● Goal
Set down the full listing exactly as given. Any pictures are to be left out.
* * * * * * *
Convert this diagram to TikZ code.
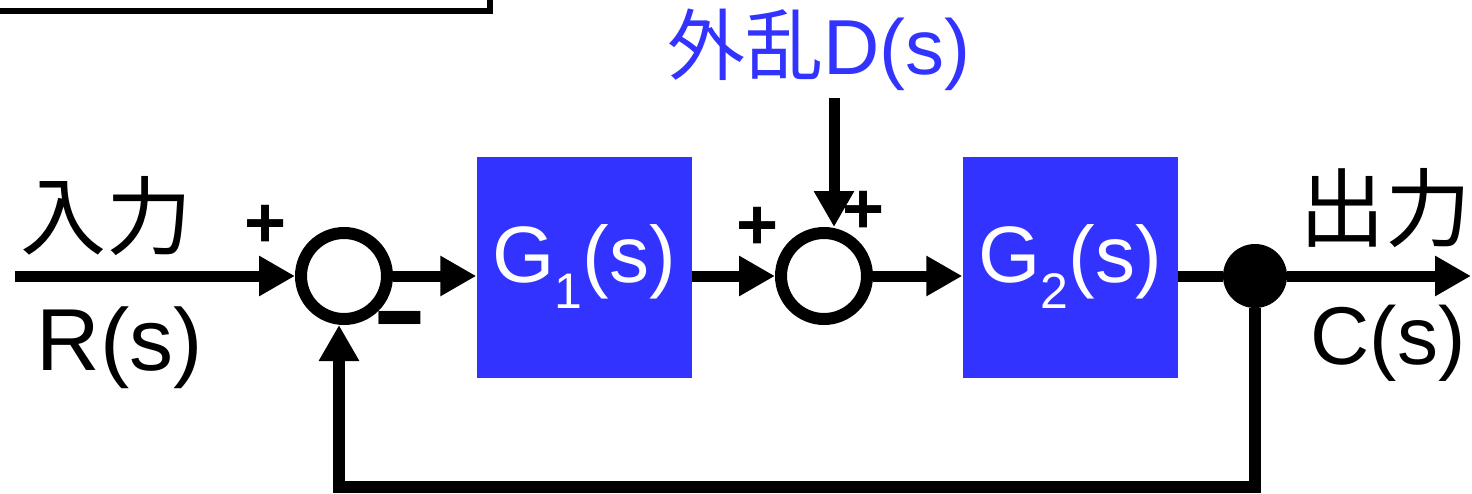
\documentclass[tikz,border=0pt]{standalone}
\usepackage{fontspec}
\setmainfont{Liberation Sans}
\newfontfamily\jpfont{Noto Sans CJK JP}
\usetikzlibrary{arrows.meta,calc,positioning}
\definecolor{BlockBlue}{HTML}{3333FF}
\newcommand\lowidx[1]{\raisebox{-26pt}{\fontsize{50}{50}\selectfont #1}}

\begin{document}
\begin{tikzpicture}[
        x=1pt,y=-1pt,
        block/.style={fill=BlockBlue,minimum width=215pt,minimum height=221pt,inner sep=0pt,text=white,font=\fontsize{80}{88}\selectfont},
        sum/.style={circle,draw=black,line width=12pt,minimum size=86pt,inner sep=0pt},
        junction/.style={circle,fill=black,minimum size=64pt,inner sep=0pt},
        arrow/.style={-{Triangle[length=36pt,width=38pt]},line width=11pt,draw=black},
        wire/.style={line width=11pt,draw=black},
        sign/.style={inner sep=0pt,font=\fontsize{72}{80}\selectfont\bfseries},
        lbl/.style={inner sep=0pt,font=\fontsize{88}{96}\selectfont},
        jplbl/.style={inner sep=0pt,font=\fontsize{86}{96}\selectfont\jpfont}
      ]
        \useasboundingbox (0,0) rectangle (1472,493);
        \draw[line width=6pt] (0,11) -- (490,11) -- (490,0);
        \coordinate (inR) at (15,276);
        \node[sum] (sumA) at (344,276) {};
        \node[block] (blkG1) at (584,267) {G\lowidx{1}(s)};
        \node[sum] (sumB) at (824,276) {};
        \node[block] (blkG2) at (1070,267) {G\lowidx{2}(s)};
        \node[junction] (dotC) at (1255,276) {};
        \coordinate (outC) at (1471,276);
        \coordinate (dTop) at (834,98);
        \coordinate (fbL) at (339,487);
        \node[jplbl] (inLbl) at (106,216) {入力};
        \node[lbl] (rLbl) at (120,348) {R(s)};
        \node[jplbl] (outLbl) at (1385,208) {出力};
        \node[lbl,font=\fontsize{82}{90}\selectfont] (cLbl) at (1388,343) {C(s)};
        \node[inner sep=0pt,text=BlockBlue,font=\fontsize{78}{88}\selectfont] (dLbl) at (819,50) {{\jpfont 外乱}D(s)};
        \node[sign] (plusA) at (266,226) {+};
        \node[sign,font=\fontsize{110}{120}\selectfont\bfseries] (minusA) at (400,329) {\scalebox{1.5}[1]{-}};
        \node[sign] (plusB) at (758,228) {+};
        \node[sign] (plusD) at (864,212) {+};
        \draw[arrow] (inR) -- (sumA.west);
        \draw[arrow] (sumA.east) -- (blkG1.west |- sumA.east);
        \draw[arrow] (blkG1.east |- sumB.west) -- (sumB.west);
        \draw[arrow] (sumB.east) -- (blkG2.west |- sumB.east);
        \draw[wire] (blkG2.east |- dotC) -- (dotC);
        \draw[arrow] (dotC) -- (outC);
        \draw[arrow] (dTop) -- (dTop |- sumB.north);
        \draw[arrow,line width=12pt] (dotC) |- (fbL) -- (fbL |- sumA.south);
      \end{tikzpicture}
\end{document}
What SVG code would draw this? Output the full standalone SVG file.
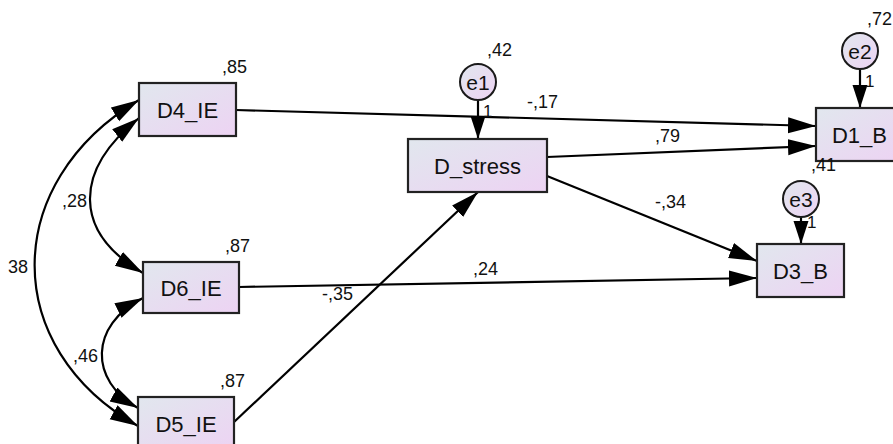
<svg xmlns="http://www.w3.org/2000/svg" width="893" height="444" viewBox="0 0 893 444">
<style>
.box{stroke:#222;stroke-width:2.2;fill:url(#g)}
.circ{stroke:#1a1a1a;stroke-width:2;fill:url(#g)}
.lbl{font-family:"Liberation Sans",Arial,sans-serif;font-size:22px;fill:#111;text-anchor:middle}
.num{font-family:"Liberation Sans",Arial,sans-serif;font-size:18px;fill:#111}
.one{font-family:"Liberation Sans",Arial,sans-serif;font-size:17px;fill:#111}
.ln{stroke:#000;stroke-width:2.2;fill:none}
</style>
<defs>
<linearGradient id="g" x1="0" y1="0" x2="1" y2="1">
<stop offset="0" stop-color="#e1e7ee"/>
<stop offset="1" stop-color="#edd3f3"/>
</linearGradient>
<marker id="ah" markerUnits="userSpaceOnUse" markerWidth="30" markerHeight="18" refX="28" refY="8" orient="auto-start-reverse" viewBox="0 0 30 18">
<path d="M0,0 L28,8 L0,16 Z" fill="#000"/>
</marker>
<marker id="ahs" markerUnits="userSpaceOnUse" markerWidth="26" markerHeight="16" refX="23" refY="7.5" orient="auto-start-reverse" viewBox="0 0 26 16">
<path d="M0,0 L23,7.5 L0,15 Z" fill="#000"/>
</marker>
</defs>
<rect width="893" height="444" fill="#fff"/>
<g id="connectors">
<path class="ln" d="M236,110 L816,126" marker-end="url(#ah)"/>
<path class="ln" d="M547,157 L816,146" marker-end="url(#ah)"/>
<path class="ln" d="M547,176 L757,261" marker-end="url(#ah)"/>
<path class="ln" d="M239,287 L757,278" marker-end="url(#ah)"/>
<path class="ln" d="M234,422 L478,192" marker-end="url(#ah)"/>
<path class="ln" d="M478,100 L478,139" marker-end="url(#ahs)"/>
<path class="ln" d="M860,69 L860,108" marker-end="url(#ahs)"/>
<path class="ln" d="M801,217 L801,244" marker-end="url(#ahs)"/>
<path class="ln" d="M139,100 C0,183 0,348 138,426" marker-start="url(#ah)" marker-end="url(#ah)"/>
<path class="ln" d="M139,118 C73,171 73,232 143,273" marker-start="url(#ah)" marker-end="url(#ah)"/>
<path class="ln" d="M143,298 C89,325 89,381 138,408" marker-start="url(#ah)" marker-end="url(#ah)"/>
<text class="num" x="527" y="108">-,17</text>
<text class="num" x="655" y="142">,79</text>
<text class="num" x="655" y="208">-,34</text>
<text class="num" x="473" y="275">,24</text>
<text class="num" x="322" y="300">-,35</text>
<text class="num" x="62" y="207">,28</text>
<text class="num" x="73" y="362">,46</text>
<text class="num" x="8" y="273">38</text>
<text class="one" x="483" y="117">1</text>
<text class="one" x="865" y="87">1</text>
<text class="one" x="807" y="228">1</text>
</g>
<g id="D4_IE">
<rect class="box" x="139" y="83" width="97" height="53"/>
<text class="lbl" x="187.5" y="117.5">D4_IE</text>
<text class="num" x="222" y="73">,85</text>
</g>
<g id="D6_IE">
<rect class="box" x="143" y="262" width="96" height="51"/>
<text class="lbl" x="191" y="295.5">D6_IE</text>
<text class="num" x="225" y="252">,87</text>
</g>
<g id="D5_IE">
<rect class="box" x="138" y="397" width="96" height="53"/>
<text class="lbl" x="186" y="431.5">D5_IE</text>
<text class="num" x="220" y="387">,87</text>
</g>
<g id="D_stress">
<rect class="box" x="408" y="139" width="139" height="53"/>
<text class="lbl" x="477.5" y="173.5">D_stress</text>
</g>
<g id="D1_B">
<rect class="box" x="816" y="108" width="87" height="53"/>
<text class="lbl" x="859.5" y="142.5">D1_B</text>
</g>
<g id="D3_B">
<rect class="box" x="757" y="244" width="87" height="53"/>
<text class="lbl" x="800.5" y="278.5">D3_B</text>
</g>
<g id="e1">
<circle class="circ" cx="478" cy="82" r="18"/>
<text class="lbl" x="478" y="90" style="font-size:21px">e1</text>
<text class="num" x="487" y="56">,42</text>
</g>
<g id="e2">
<circle class="circ" cx="860" cy="51" r="18"/>
<text class="lbl" x="860" y="59" style="font-size:21px">e2</text>
<text class="num" x="867" y="25">,72</text>
</g>
<g id="e3">
<circle class="circ" cx="801" cy="199" r="18"/>
<text class="lbl" x="801" y="207" style="font-size:21px">e3</text>
<text class="num" x="811" y="171">,41</text>
</g>
</svg>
* * * * * * *
● Complete answer
Convert this diagram to TikZ code.
\documentclass[tikz,border=0pt]{standalone}
\usepackage{fontspec}
\setmainfont{Liberation Sans}
\newfontfamily\jpfont{Noto Sans CJK JP}
\usetikzlibrary{arrows.meta,calc,positioning}
\definecolor{BlockBlue}{HTML}{3333FF}
\newcommand\lowidx[1]{\raisebox{-26pt}{\fontsize{50}{50}\selectfont #1}}

\begin{document}
\begin{tikzpicture}[
        x=1pt,y=-1pt,
        block/.style={fill=BlockBlue,minimum width=215pt,minimum height=221pt,inner sep=0pt,text=white,font=\fontsize{80}{88}\selectfont},
        sum/.style={circle,draw=black,line width=12pt,minimum size=86pt,inner sep=0pt},
        junction/.style={circle,fill=black,minimum size=64pt,inner sep=0pt},
        arrow/.style={-{Triangle[length=36pt,width=38pt]},line width=11pt,draw=black},
        wire/.style={line width=11pt,draw=black},
        sign/.style={inner sep=0pt,font=\fontsize{72}{80}\selectfont\bfseries},
        lbl/.style={inner sep=0pt,font=\fontsize{88}{96}\selectfont},
        jplbl/.style={inner sep=0pt,font=\fontsize{86}{96}\selectfont\jpfont}
      ]
        \useasboundingbox (0,0) rectangle (1472,493);
        \draw[line width=6pt] (0,11) -- (490,11) -- (490,0);
        \coordinate (inR) at (15,276);
        \node[sum] (sumA) at (344,276) {};
        \node[block] (blkG1) at (584,267) {G\lowidx{1}(s)};
        \node[sum] (sumB) at (824,276) {};
        \node[block] (blkG2) at (1070,267) {G\lowidx{2}(s)};
        \node[junction] (dotC) at (1255,276) {};
        \coordinate (outC) at (1471,276);
        \coordinate (dTop) at (834,98);
        \coordinate (fbL) at (339,487);
        \node[jplbl] (inLbl) at (106,216) {入力};
        \node[lbl] (rLbl) at (120,348) {R(s)};
        \node[jplbl] (outLbl) at (1385,208) {出力};
        \node[lbl,font=\fontsize{82}{90}\selectfont] (cLbl) at (1388,343) {C(s)};
        \node[inner sep=0pt,text=BlockBlue,font=\fontsize{78}{88}\selectfont] (dLbl) at (819,50) {{\jpfont 外乱}D(s)};
        \node[sign] (plusA) at (266,226) {+};
        \node[sign,font=\fontsize{110}{120}\selectfont\bfseries] (minusA) at (400,329) {\scalebox{1.5}[1]{-}};
        \node[sign] (plusB) at (758,228) {+};
        \node[sign] (plusD) at (864,212) {+};
        \draw[arrow] (inR) -- (sumA.west);
        \draw[arrow] (sumA.east) -- (blkG1.west |- sumA.east);
        \draw[arrow] (blkG1.east |- sumB.west) -- (sumB.west);
        \draw[arrow] (sumB.east) -- (blkG2.west |- sumB.east);
        \draw[wire] (blkG2.east |- dotC) -- (dotC);
        \draw[arrow] (dotC) -- (outC);
        \draw[arrow] (dTop) -- (dTop |- sumB.north);
        \draw[arrow,line width=12pt] (dotC) |- (fbL) -- (fbL |- sumA.south);
      \end{tikzpicture}
\end{document}
What SVG code would draw this? Output the full standalone SVG file.
<svg xmlns="http://www.w3.org/2000/svg" width="893" height="444" viewBox="0 0 893 444">
<style>
.box{stroke:#222;stroke-width:2.2;fill:url(#g)}
.circ{stroke:#1a1a1a;stroke-width:2;fill:url(#g)}
.lbl{font-family:"Liberation Sans",Arial,sans-serif;font-size:22px;fill:#111;text-anchor:middle}
.num{font-family:"Liberation Sans",Arial,sans-serif;font-size:18px;fill:#111}
.one{font-family:"Liberation Sans",Arial,sans-serif;font-size:17px;fill:#111}
.ln{stroke:#000;stroke-width:2.2;fill:none}
</style>
<defs>
<linearGradient id="g" x1="0" y1="0" x2="1" y2="1">
<stop offset="0" stop-color="#e1e7ee"/>
<stop offset="1" stop-color="#edd3f3"/>
</linearGradient>
<marker id="ah" markerUnits="userSpaceOnUse" markerWidth="30" markerHeight="18" refX="28" refY="8" orient="auto-start-reverse" viewBox="0 0 30 18">
<path d="M0,0 L28,8 L0,16 Z" fill="#000"/>
</marker>
<marker id="ahs" markerUnits="userSpaceOnUse" markerWidth="26" markerHeight="16" refX="23" refY="7.5" orient="auto-start-reverse" viewBox="0 0 26 16">
<path d="M0,0 L23,7.5 L0,15 Z" fill="#000"/>
</marker>
</defs>
<rect width="893" height="444" fill="#fff"/>
<g id="connectors">
<path class="ln" d="M236,110 L816,126" marker-end="url(#ah)"/>
<path class="ln" d="M547,157 L816,146" marker-end="url(#ah)"/>
<path class="ln" d="M547,176 L757,261" marker-end="url(#ah)"/>
<path class="ln" d="M239,287 L757,278" marker-end="url(#ah)"/>
<path class="ln" d="M234,422 L478,192" marker-end="url(#ah)"/>
<path class="ln" d="M478,100 L478,139" marker-end="url(#ahs)"/>
<path class="ln" d="M860,69 L860,108" marker-end="url(#ahs)"/>
<path class="ln" d="M801,217 L801,244" marker-end="url(#ahs)"/>
<path class="ln" d="M139,100 C0,183 0,348 138,426" marker-start="url(#ah)" marker-end="url(#ah)"/>
<path class="ln" d="M139,118 C73,171 73,232 143,273" marker-start="url(#ah)" marker-end="url(#ah)"/>
<path class="ln" d="M143,298 C89,325 89,381 138,408" marker-start="url(#ah)" marker-end="url(#ah)"/>
<text class="num" x="527" y="108">-,17</text>
<text class="num" x="655" y="142">,79</text>
<text class="num" x="655" y="208">-,34</text>
<text class="num" x="473" y="275">,24</text>
<text class="num" x="322" y="300">-,35</text>
<text class="num" x="62" y="207">,28</text>
<text class="num" x="73" y="362">,46</text>
<text class="num" x="8" y="273">38</text>
<text class="one" x="483" y="117">1</text>
<text class="one" x="865" y="87">1</text>
<text class="one" x="807" y="228">1</text>
</g>
<g id="D4_IE">
<rect class="box" x="139" y="83" width="97" height="53"/>
<text class="lbl" x="187.5" y="117.5">D4_IE</text>
<text class="num" x="222" y="73">,85</text>
</g>
<g id="D6_IE">
<rect class="box" x="143" y="262" width="96" height="51"/>
<text class="lbl" x="191" y="295.5">D6_IE</text>
<text class="num" x="225" y="252">,87</text>
</g>
<g id="D5_IE">
<rect class="box" x="138" y="397" width="96" height="53"/>
<text class="lbl" x="186" y="431.5">D5_IE</text>
<text class="num" x="220" y="387">,87</text>
</g>
<g id="D_stress">
<rect class="box" x="408" y="139" width="139" height="53"/>
<text class="lbl" x="477.5" y="173.5">D_stress</text>
</g>
<g id="D1_B">
<rect class="box" x="816" y="108" width="87" height="53"/>
<text class="lbl" x="859.5" y="142.5">D1_B</text>
</g>
<g id="D3_B">
<rect class="box" x="757" y="244" width="87" height="53"/>
<text class="lbl" x="800.5" y="278.5">D3_B</text>
</g>
<g id="e1">
<circle class="circ" cx="478" cy="82" r="18"/>
<text class="lbl" x="478" y="90" style="font-size:21px">e1</text>
<text class="num" x="487" y="56">,42</text>
</g>
<g id="e2">
<circle class="circ" cx="860" cy="51" r="18"/>
<text class="lbl" x="860" y="59" style="font-size:21px">e2</text>
<text class="num" x="867" y="25">,72</text>
</g>
<g id="e3">
<circle class="circ" cx="801" cy="199" r="18"/>
<text class="lbl" x="801" y="207" style="font-size:21px">e3</text>
<text class="num" x="811" y="171">,41</text>
</g>
</svg>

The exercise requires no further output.